Cooler heads prevailed in Vermont and Colorado when single-payer fever struck those states. Both eventually bailed on the idea when disastrous fiscal projections finally forced the hand of either voters (Colorado) or progressive proponents (Governor Peter Shumlin in Vermont). After the Democrat-dominated state senate in California got the bad news on its SB562 bill for single payer in the Golden State, the question of whether common sense will prevail there has now arisen.
A single-payer system likely “would be more efficient in delivering healthcare,” said Larry Levitt, a senior vice president at the Kaiser Family Foundation. (California Healthline is produced by Kaiser Health News, an editorially independent program of the Kaiser Family Foundation.)
But the proposal expands coverage to all and eliminates premiums, copayments and deductibles for enrollees, and that would cost more money, Levitt said. “You can bet that opponents will highlight the 15 percent tax, even though there are also big premium savings for employers and individuals,” he added.
State Sen. Ricardo Lara (D-Bell Gardens), a chief sponsor of the legislation, said the present system is unsustainable because health spending continues to grow faster than the overall economy, making coverage unaffordable for too many people.
Lara touted the potential savings from creating a public plan with greater bargaining power and cutting out the administrative overhead and profits of private health insurers acting as middlemen.
The news is bad enough from the projections, but as Stephen Greenhut reminds readers today, projections in health-care policy tend to understate costs:
And, quite significantly, these costs could be understated given the kind of demand that would be created by this system.
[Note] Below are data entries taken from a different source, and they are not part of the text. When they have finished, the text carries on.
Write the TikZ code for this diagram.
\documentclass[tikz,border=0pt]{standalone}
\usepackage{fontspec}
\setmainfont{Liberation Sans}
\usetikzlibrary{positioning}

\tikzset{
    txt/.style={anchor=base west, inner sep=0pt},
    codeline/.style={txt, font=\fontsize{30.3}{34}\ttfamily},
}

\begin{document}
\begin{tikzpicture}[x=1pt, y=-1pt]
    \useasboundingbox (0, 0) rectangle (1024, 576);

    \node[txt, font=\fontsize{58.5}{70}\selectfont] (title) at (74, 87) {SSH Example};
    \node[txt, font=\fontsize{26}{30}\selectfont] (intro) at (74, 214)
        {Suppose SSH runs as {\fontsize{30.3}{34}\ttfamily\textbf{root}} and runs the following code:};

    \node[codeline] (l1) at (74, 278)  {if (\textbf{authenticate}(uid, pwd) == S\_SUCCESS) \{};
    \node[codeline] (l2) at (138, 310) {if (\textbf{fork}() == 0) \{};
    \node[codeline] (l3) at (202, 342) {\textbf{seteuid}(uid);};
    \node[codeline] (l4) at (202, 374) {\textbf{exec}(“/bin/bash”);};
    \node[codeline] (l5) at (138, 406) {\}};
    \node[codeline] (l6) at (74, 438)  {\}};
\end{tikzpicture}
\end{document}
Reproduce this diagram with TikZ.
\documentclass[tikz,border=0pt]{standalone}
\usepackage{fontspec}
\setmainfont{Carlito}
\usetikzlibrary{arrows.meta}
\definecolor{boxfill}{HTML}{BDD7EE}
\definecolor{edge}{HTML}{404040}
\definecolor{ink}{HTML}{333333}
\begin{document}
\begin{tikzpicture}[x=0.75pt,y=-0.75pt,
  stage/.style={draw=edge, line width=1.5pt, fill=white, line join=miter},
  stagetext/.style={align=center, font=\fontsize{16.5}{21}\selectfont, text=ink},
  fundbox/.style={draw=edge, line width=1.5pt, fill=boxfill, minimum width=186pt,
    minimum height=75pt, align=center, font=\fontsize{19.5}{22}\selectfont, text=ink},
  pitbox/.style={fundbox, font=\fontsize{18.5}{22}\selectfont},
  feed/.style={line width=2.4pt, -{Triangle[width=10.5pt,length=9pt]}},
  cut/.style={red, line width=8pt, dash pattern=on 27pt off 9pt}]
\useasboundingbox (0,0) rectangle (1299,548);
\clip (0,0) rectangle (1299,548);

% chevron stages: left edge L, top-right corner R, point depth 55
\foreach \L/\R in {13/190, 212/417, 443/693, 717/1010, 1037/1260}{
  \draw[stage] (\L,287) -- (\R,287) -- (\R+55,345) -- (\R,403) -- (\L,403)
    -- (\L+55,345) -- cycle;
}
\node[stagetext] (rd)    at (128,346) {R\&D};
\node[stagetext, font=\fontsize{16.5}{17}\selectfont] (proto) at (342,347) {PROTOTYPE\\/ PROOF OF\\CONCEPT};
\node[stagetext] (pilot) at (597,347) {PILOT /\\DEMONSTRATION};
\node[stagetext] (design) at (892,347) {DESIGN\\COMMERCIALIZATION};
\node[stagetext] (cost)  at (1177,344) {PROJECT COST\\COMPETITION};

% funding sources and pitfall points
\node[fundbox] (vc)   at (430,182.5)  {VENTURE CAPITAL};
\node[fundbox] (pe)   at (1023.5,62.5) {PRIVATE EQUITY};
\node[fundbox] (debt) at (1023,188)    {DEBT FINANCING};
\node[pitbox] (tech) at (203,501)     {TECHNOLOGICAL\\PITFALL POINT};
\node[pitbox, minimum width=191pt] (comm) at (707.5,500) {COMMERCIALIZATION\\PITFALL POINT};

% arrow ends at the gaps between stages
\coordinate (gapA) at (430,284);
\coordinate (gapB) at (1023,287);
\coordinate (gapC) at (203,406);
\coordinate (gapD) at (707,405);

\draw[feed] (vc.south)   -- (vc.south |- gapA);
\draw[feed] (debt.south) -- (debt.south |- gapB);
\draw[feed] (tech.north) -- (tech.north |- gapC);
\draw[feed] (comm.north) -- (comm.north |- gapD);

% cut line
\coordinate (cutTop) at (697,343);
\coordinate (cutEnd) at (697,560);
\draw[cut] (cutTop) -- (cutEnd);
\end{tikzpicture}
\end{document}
Its main advocates, Sens. Ricardo Lara, D-Bell Gardens, and Toni Atkins, D-San Diego, view health care as a “human right,” so the system the bill would create would provide nearly unlimited access to medical care. In fact, the Senate health committee report opined that “SB562 will change health care in California from commodity to a right.”
“Under the bill, enrollee access to services would be largely unconstrained by utilization management tools commonly used by health care payers, including Medi-Cal,” according to the committee report. “The ability for enrollees to see any willing provider, to receive any service deemed medically appropriate by a licensed provider, and the lack of cost sharing, in combination, would make it difficult for the program to make use of utilization management tools … . Therefore, it is very likely that there would be increased utilization of health care services under this bill.”
And the committee only is talking about predicted costs. It’s not its job to engage other policy debates, such as those touching on subjects including rationing, waiting lists for services if the demand overwhelms supply and the quality of care. The bill would apply to illegal immigrants, which raise critics’ concerns about the state becoming a worldwide magnet for “free” health care.
That points up another problem in the proposals for closing the funding gap on single payer. The two mechanisms most mentioned are either a payroll tax on workers, or business taxes. Both of these rely on employment, but access to the system is not limited to those employed, or even those legally able to gain employment. That will attract non-workers from across the US, whose utilization curve will send costs skyrocketing.
As I wrote in my column for The Week, just the projected cost curves were enough to sink single payer in other states. The options for dealing with worse-than-projected outcomes were bleak, needless to say:
The solutions for this fiscal meltdown in a single-payer system, CHI noted, were all unpleasant. One option would be to cut benefits of the universal coverage, and hiking co-pays to provide disincentives for using health care. That would in some cases “reduce the level of insurance below what [Coloradans] have today,” the study noted. The state could raise taxes for the health-care system as deficits increased, which would amount to ironic premium hikes from a system designed to be a response to premium hikes from insurers. Another option: Reduce the payments provided to doctors, clinics, and hospitals for their services, which would almost certainly drive providers to either reduce their access or leave the state for greener pastures.
Those are the only options available in closed systems. Our experiences with other state-run single-payer systems in the U.S. only reinforce the conclusions reached by CHI. Medicare and Medicaid have attempted to restrict provider payments while expanding their enrollments, and as a result providers have greatly reduced their access to new patients from both systems. The Veterans Administration has wait times for its clinics that stretch out so long as to have resulted in patient deaths, along with rampant corruption to hide failures and protect the bureaucrats at the expense of the patients. The Indian Health Service, which provides care to those on reservations, has such crises of funding that Native Americans stuck in the system joke about not getting sick after June.
When faced with the realities of single-payer systems, Colorado voters took the rational choice and overwhelmingly rejected it. California taxpayers had better hope that their elected officials make the same decision, but in this case, the third time might be the charm … for disaster.
So will California learn these lessons the easy way, or the hard way? The study has at least slowed down the action in the state legislature. The Senate committee stalled a vote on the proposal, and now advocates apparently believe that it will come up for a vote next month — or at least hope it does. That assumes that California legislators have less sense than voters in Colorado or Democrats in Vermont. And that projection may not be all that unreasonable, especially since they’ve ignored the earlier lessons to come this far.